How can that be? Simple. There was no baseline measurement taken. One analyst wrote, "I am not a big fan of ROI because it is so one dimensional and some things just are not made for analyzing along that axis. Our research has repeatedly shown that the biggest impediment to getting good ROI numbers is lack of planning. Specifically, people don't capture baseline numbers so they have nothing to compare with and in the end they estimate their starting point and work backward."
 
The analyst goes on to comment, "Our research shows that people estimate conservatively meaning they underestimate how bad things were. Consequently, they under-report their ROI and the project looks mediocre. Don't let this happen to you." Any of this sound familiar?
 
Gary Lemke, Publisher
(Share your thoughts)
 

10/4/07 - Where's the Retention Discussion?

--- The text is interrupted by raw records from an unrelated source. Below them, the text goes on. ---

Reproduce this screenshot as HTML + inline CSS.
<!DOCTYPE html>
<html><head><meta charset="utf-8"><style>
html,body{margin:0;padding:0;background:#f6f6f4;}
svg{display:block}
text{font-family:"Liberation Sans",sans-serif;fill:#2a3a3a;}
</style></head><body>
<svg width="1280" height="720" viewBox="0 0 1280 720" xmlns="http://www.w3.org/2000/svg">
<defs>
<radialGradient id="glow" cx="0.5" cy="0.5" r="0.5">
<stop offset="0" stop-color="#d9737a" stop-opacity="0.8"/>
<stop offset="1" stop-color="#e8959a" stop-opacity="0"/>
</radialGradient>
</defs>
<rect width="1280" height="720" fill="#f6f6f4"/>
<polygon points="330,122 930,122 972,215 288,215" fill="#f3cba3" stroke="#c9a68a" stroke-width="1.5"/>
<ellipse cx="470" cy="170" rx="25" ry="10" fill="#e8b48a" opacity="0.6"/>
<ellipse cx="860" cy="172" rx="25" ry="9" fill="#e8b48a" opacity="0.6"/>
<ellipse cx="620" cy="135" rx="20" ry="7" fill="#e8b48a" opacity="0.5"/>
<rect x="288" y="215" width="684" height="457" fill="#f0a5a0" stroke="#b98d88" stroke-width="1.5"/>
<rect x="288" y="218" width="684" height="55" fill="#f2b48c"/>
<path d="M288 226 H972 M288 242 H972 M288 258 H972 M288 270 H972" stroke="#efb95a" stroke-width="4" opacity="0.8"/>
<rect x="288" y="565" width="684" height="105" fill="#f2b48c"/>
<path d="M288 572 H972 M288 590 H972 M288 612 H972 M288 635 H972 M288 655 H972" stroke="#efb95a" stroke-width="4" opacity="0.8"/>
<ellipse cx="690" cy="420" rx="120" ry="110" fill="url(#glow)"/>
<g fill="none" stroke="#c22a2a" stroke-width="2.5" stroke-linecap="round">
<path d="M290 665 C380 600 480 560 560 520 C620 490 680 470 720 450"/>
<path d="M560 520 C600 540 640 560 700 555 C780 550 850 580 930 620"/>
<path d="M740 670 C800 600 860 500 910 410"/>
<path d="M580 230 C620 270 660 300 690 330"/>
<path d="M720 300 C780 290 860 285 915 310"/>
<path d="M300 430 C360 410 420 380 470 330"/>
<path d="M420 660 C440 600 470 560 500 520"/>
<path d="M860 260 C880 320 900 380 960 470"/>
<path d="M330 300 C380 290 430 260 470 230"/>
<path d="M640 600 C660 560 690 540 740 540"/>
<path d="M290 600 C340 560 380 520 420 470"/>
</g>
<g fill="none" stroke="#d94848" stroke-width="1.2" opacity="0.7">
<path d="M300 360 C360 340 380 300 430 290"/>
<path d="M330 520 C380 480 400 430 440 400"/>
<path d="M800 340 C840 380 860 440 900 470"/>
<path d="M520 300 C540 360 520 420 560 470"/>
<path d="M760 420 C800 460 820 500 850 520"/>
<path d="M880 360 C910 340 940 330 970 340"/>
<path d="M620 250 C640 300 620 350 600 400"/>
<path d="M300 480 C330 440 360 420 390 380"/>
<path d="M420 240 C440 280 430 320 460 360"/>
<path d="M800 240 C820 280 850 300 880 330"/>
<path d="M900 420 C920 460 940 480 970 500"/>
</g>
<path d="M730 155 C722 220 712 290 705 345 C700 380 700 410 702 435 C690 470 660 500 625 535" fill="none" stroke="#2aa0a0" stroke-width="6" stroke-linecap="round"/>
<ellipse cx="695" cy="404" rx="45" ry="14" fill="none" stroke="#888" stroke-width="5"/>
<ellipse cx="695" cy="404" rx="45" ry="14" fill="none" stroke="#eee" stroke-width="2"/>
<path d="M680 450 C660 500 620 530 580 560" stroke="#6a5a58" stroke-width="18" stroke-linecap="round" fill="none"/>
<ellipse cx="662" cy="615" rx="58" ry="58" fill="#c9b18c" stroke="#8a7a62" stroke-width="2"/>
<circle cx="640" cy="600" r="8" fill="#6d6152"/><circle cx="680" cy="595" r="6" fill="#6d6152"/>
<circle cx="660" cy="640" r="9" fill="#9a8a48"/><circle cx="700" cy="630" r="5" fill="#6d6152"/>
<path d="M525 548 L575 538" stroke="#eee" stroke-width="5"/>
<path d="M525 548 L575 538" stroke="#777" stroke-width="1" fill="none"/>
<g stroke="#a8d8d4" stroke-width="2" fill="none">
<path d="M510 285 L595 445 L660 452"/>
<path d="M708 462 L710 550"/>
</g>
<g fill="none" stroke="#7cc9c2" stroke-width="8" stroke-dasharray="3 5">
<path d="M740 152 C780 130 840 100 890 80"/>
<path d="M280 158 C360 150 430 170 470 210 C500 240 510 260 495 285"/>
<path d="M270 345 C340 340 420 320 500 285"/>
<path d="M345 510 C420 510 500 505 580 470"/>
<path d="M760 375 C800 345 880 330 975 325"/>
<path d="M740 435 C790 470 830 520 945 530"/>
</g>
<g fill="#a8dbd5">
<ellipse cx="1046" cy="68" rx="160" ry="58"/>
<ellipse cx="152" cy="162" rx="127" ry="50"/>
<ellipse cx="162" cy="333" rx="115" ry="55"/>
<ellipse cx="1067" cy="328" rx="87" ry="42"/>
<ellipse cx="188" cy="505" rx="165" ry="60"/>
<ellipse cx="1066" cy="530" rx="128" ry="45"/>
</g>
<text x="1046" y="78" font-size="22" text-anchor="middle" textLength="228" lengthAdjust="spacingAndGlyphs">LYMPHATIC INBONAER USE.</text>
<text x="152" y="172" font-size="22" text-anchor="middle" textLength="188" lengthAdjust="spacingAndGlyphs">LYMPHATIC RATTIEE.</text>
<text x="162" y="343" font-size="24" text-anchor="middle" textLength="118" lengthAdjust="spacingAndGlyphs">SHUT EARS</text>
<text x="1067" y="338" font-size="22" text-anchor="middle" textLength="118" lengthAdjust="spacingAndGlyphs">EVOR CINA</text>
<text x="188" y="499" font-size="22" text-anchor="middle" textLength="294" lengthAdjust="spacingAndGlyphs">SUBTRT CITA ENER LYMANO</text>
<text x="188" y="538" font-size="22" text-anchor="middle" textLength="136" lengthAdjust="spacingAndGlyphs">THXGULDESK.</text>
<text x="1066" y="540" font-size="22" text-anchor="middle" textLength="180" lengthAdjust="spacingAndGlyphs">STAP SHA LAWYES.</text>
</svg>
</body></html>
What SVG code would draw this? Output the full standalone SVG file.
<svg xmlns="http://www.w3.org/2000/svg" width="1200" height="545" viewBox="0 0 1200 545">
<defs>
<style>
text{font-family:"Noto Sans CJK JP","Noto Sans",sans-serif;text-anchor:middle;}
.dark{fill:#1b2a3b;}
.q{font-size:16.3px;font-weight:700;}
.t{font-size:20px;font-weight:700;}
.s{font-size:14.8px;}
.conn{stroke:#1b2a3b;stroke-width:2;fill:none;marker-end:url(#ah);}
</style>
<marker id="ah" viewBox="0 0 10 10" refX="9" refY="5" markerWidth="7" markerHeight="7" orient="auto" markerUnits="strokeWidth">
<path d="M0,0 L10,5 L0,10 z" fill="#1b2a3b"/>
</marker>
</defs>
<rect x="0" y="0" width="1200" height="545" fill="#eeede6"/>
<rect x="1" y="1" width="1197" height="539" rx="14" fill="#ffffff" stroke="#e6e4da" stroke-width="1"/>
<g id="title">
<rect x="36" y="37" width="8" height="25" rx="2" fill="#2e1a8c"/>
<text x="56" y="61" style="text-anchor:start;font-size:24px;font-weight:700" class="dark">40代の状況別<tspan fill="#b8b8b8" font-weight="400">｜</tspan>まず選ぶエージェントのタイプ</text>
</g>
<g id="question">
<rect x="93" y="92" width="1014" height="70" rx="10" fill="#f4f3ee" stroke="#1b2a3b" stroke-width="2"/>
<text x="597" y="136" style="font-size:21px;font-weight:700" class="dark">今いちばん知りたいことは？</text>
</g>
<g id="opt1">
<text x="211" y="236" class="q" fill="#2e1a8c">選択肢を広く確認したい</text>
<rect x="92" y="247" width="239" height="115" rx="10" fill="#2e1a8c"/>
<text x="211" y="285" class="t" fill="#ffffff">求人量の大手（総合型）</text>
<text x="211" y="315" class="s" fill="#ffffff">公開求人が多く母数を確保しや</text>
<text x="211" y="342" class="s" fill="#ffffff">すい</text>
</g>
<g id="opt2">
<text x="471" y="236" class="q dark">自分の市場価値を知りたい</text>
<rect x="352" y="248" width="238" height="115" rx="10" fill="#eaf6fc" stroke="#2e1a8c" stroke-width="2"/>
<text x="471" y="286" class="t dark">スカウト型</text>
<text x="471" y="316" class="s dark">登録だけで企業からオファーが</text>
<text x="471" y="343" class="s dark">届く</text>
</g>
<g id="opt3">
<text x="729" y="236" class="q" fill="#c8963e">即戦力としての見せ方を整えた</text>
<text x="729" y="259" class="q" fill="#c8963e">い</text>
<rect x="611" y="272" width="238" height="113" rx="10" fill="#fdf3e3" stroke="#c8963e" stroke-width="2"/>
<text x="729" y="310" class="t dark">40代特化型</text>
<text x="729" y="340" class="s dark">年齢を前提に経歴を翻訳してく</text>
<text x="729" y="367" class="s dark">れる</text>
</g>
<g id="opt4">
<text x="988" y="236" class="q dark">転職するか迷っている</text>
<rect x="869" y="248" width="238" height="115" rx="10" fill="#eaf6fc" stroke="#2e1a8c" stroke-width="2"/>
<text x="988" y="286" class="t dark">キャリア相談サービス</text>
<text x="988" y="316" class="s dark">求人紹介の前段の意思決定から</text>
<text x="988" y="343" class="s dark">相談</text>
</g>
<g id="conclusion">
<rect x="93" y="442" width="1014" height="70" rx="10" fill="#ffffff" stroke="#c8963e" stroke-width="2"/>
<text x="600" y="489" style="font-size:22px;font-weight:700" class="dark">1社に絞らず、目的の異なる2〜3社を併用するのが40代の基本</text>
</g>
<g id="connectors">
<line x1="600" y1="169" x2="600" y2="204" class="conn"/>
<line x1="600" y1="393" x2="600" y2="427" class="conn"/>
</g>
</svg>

If you've been reading this column for any period of time, you know about my soft spot for discussing the value of customer retention. If you haven't been reading this column, let me simply say you might as well not invest in customer attainment if you don't have a strategy to retain that same customer.
 
So when someone wrote to me about the discussion on CRM cost justifications, I had to share. Consider this: "What surprises me the most is the lack of attention given to the number one reason to undertake a CRM initiative, and therefore the primary performance area to measure, customer retention. If you start with the goal of demonstrated improvement in retaining accounts year over year, and also understand the value of each account segment that is being retained, you can clearly support the investment in CRM. In the end CRM cost justification is rooted in the cost advantages associated with minimizing acquisition activities to sustain revenue goals."
 
I might sound like a broken record, but let me ask you two simple questions. First, do you have a systematic and rigorous way to measure customer retention? Second, if you measure customer retention, how has the metric changed what you do? Please read tomorrow's column. I'm going to make a to customer retention offer you can't refuse.
 
Gary Lemke, Publisher
(Share your thoughts)
 

10/9/07 - Under-Estimating How Bad Things Are
A few days ago, I talked about the difficulties associated with calculating the ROI of a CRM project. In basic terms, ROI is a factor of improvement from where you started over a period of time at a certain cost. The key is to have a good handle on where you are now compared to where you started.
 
But so often the "where you started" question cannot be answered. One reader wrote commenting, "People don't capture baseline numbers so they have nothing to compare with and, in the end, they estimate their starting point and work backward. Our research shows that people estimate conservatively meaning they underestimate how bad things were. Consequently, they under-report their ROI and the project looks mediocre."
 
Sad but true. In the rush to implement something new, organizations often don't take the time to accurately measure their starting point. It's like looking at the odometer hoping to see how far you traveled without first writing down the starting mileage. Do people over-estimate or under-estimate? That is difficult to know for sure. But one thing is quite certain - a guess is simply a guess.